A heat-developable diffusion transfer color photographic material as in claim 4, wherein a combination of at least three silver halide emulsion layers, each having a light-sensitivity in a different spectral region is used.
A heat-developable diffusion transfer color photographic material as in claim 4, wherein a combination of three layers of a blue-sensitive layer, a green-sensitive layer and a red-sensitive layer is used.
A heat-developable diffusion transfer color photographic material as in claim 4, wherein the layers each have two or more plural layers having a different sensitivity degree.
A diffusion transfer color photographic material as in claim 1, wherein the silver halide emulsion is a core/shell emulsion in which the inside phase and the surface phase of each grain are different from each other.
A diffusion transfer color photographic material as in claim 1, wherein the grain size of the emulsion is from 0.1 to 2 µm.
A diffusion transfer color photographic material as in claim 1, wherein the grain size is from 0.2 to 0.5 µm.

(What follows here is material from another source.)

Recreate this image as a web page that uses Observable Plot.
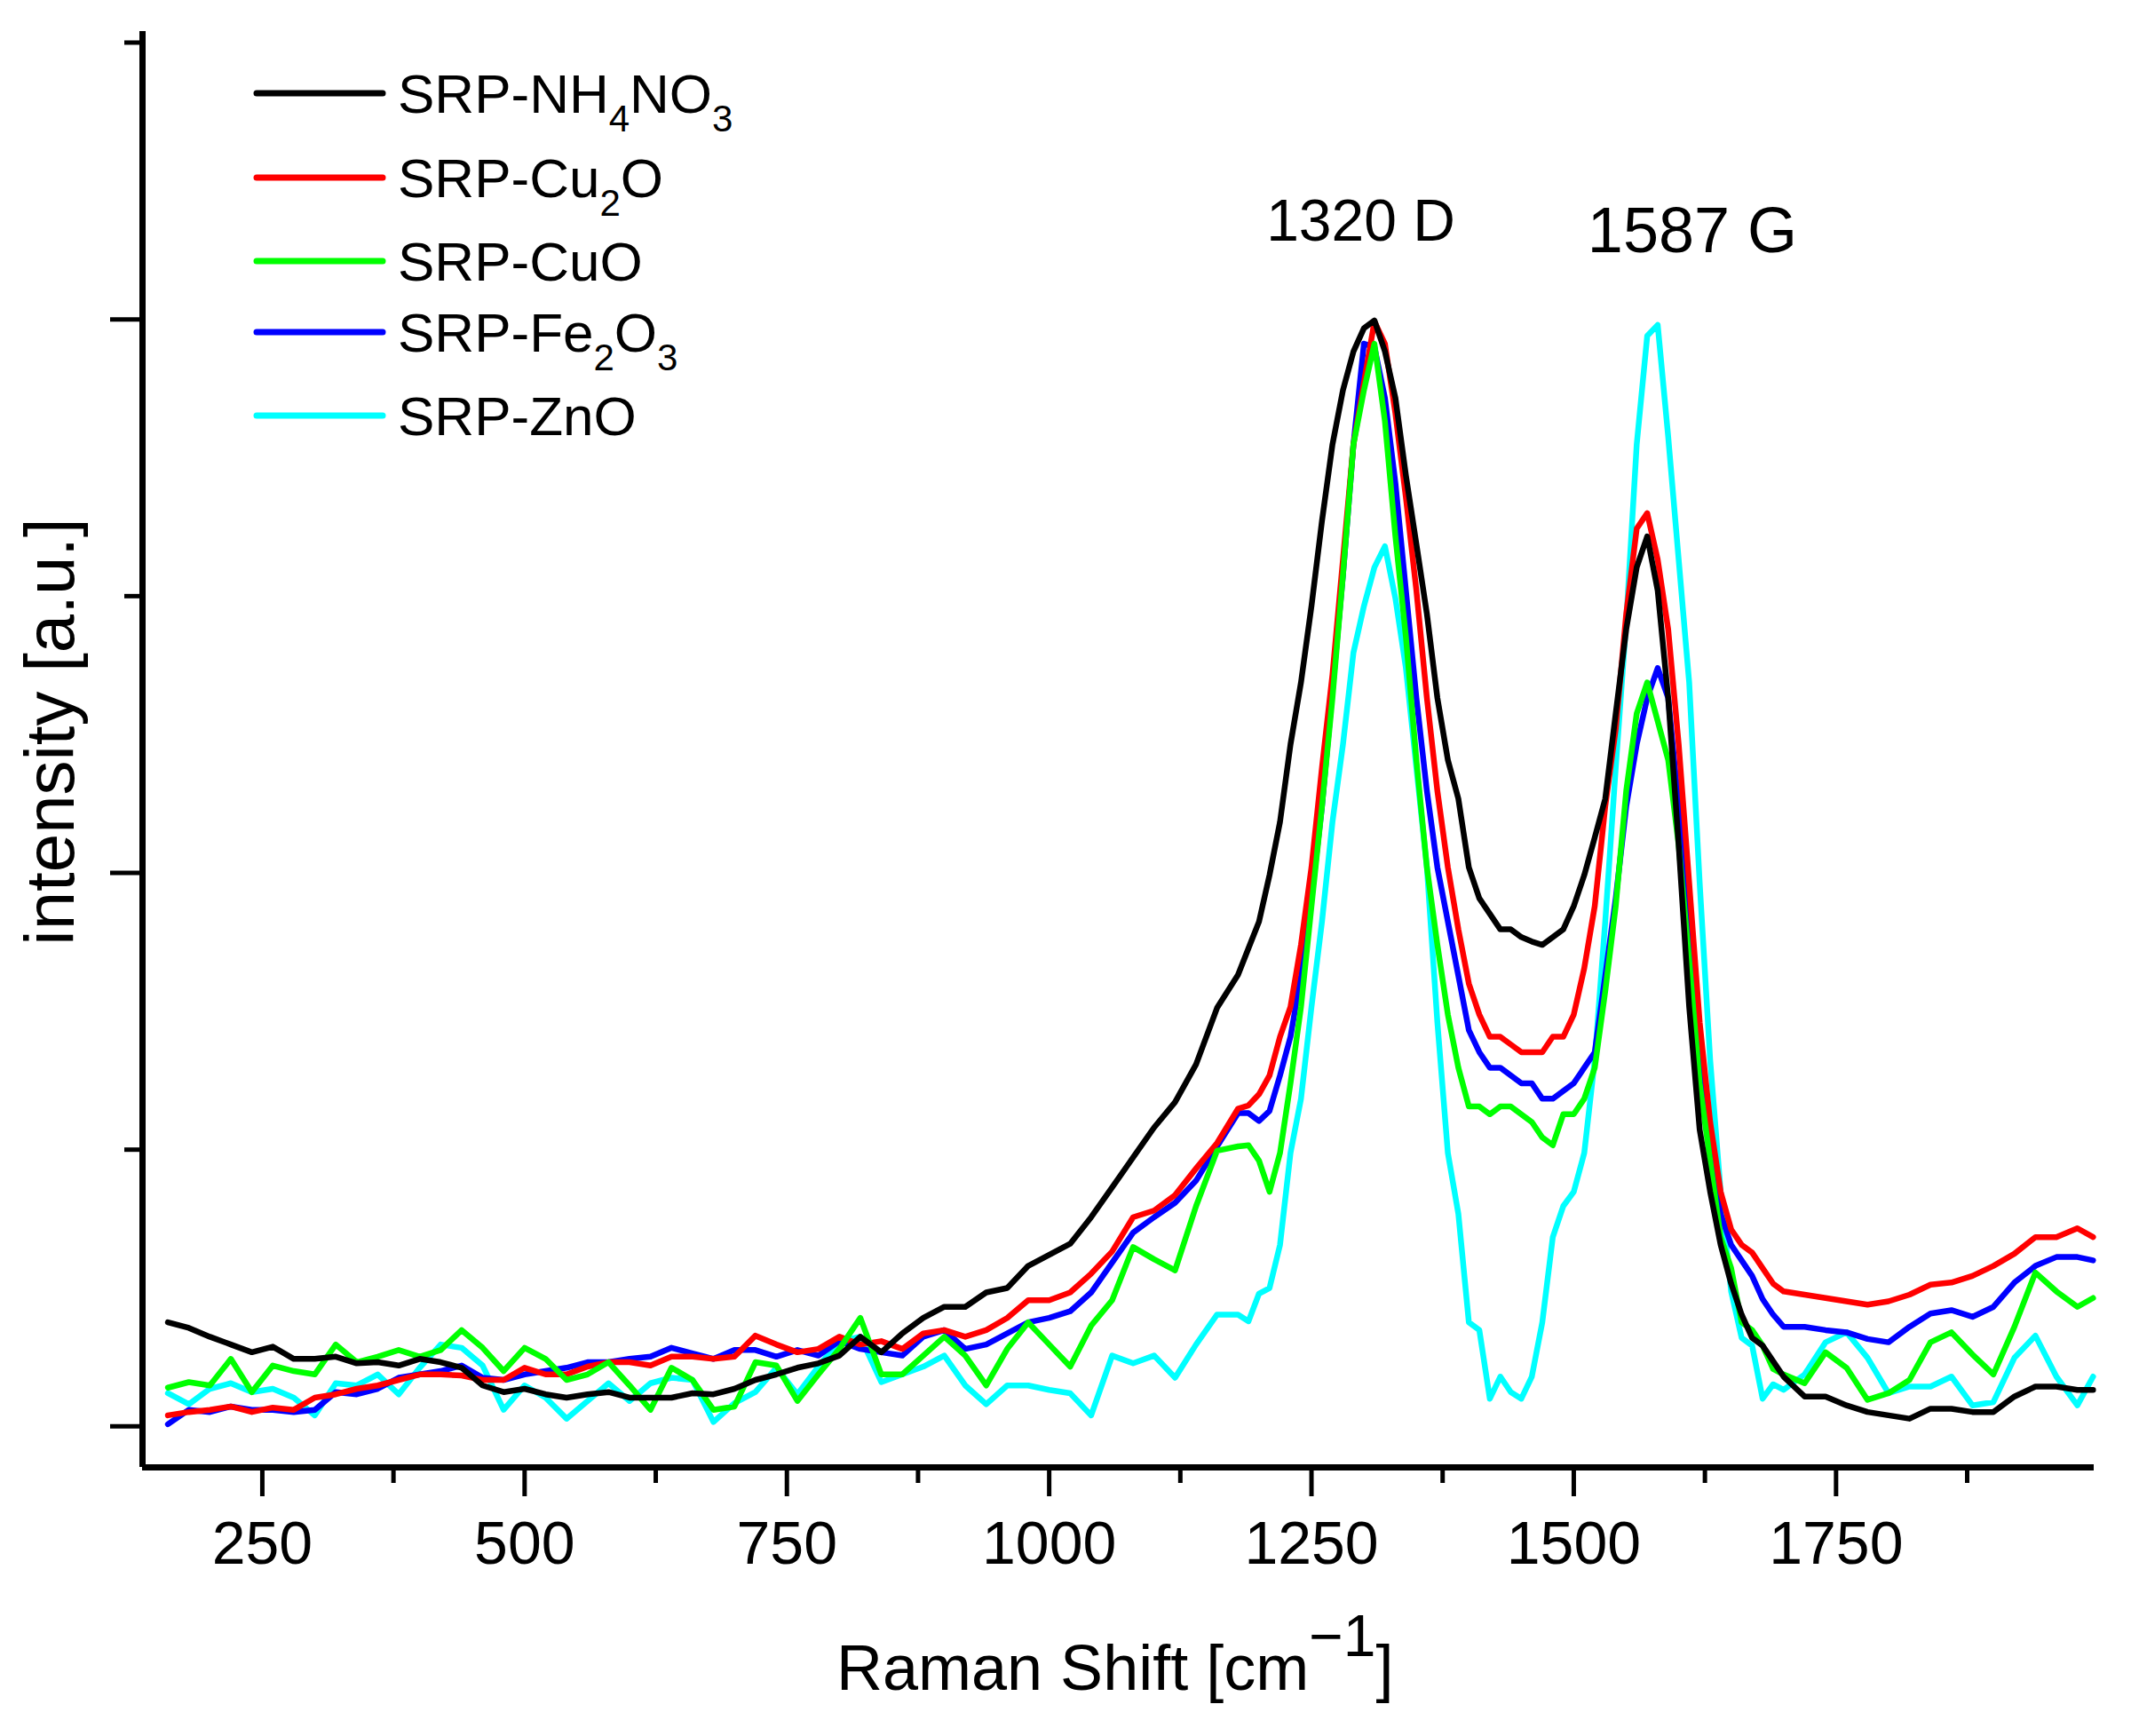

A diffusion transfer color photographic material as in claim 1, wherein the non-diffusive dye doner compound is represented by formula (LI):

(Dye-Y)_n-Z (LI)

wherein Dye representd a dye group or dye precursor group whose wavelength has been shortened temporarily;
Y represents a chemical bond or a linking group;
Z represents a group which either causes an imagewise differential in the diffusibility of the compound (Dye-Y)_n-Z in correspondence or reverse correspondence with a light-sensitive silver salt carrying a latent image or release Dye and causes differential diffusibility between the released Dye (Dye-Y)_n-Z;
n represents 1 or 2 and when n is equal to 2; and
the two Dye-Y groups may be the same as or different from each other.
A diffusion transfer color photographic material as in claim 1, wherein the binder is hydrophilic.
A diffusion transfer color photographic material as in claim 1, wherein the binder is selected from transparent or semi-transparent hydrophilic binders.